Continuous anti-Russian statements by the Georgian government, such as the September 2006 speech by President Saakashvili in Poland, were interpreted by some Russian media sources as depicting Russia as the "barbarous tribe of Huns".

==Timeline==
- On September 27 four Russian officers (allegedly working for Russian military intelligence, GRU) and at least ten Georgian citizens were detained on espionage charges in Tbilisi and other cities of Georgia.
- On September 28 Russia recalled Vyacheslav Kovalenko, its ambassador, and began a partial evacuation of its staff from the country.
- On September 29, Georgia charged the officers with spying and ordered them to be held for two months pending investigations.

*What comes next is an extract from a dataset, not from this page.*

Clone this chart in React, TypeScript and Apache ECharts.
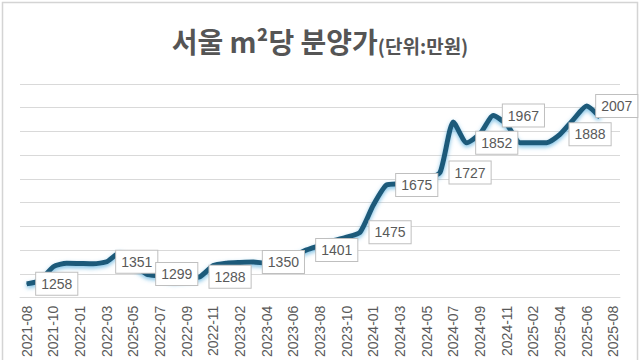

The Russian military headquarters in Tbilisi, Georgia, was encircled by Georgian police who were searching for an additional suspect allegedly involved in the February 2005 car bomb blast in the town of Gori, Georgia, which killed three Georgian police officers and destroyed a local police office.
- On September 29, Russia proposed a draft of a strict resolution condemning "provocations of Georgia" to the United Nations Security Council. The United States blocked the vote, however, on the account that the US delegation was "not satisfied with the document as it is", as the US Ambassador to the United Nations John Bolton put it.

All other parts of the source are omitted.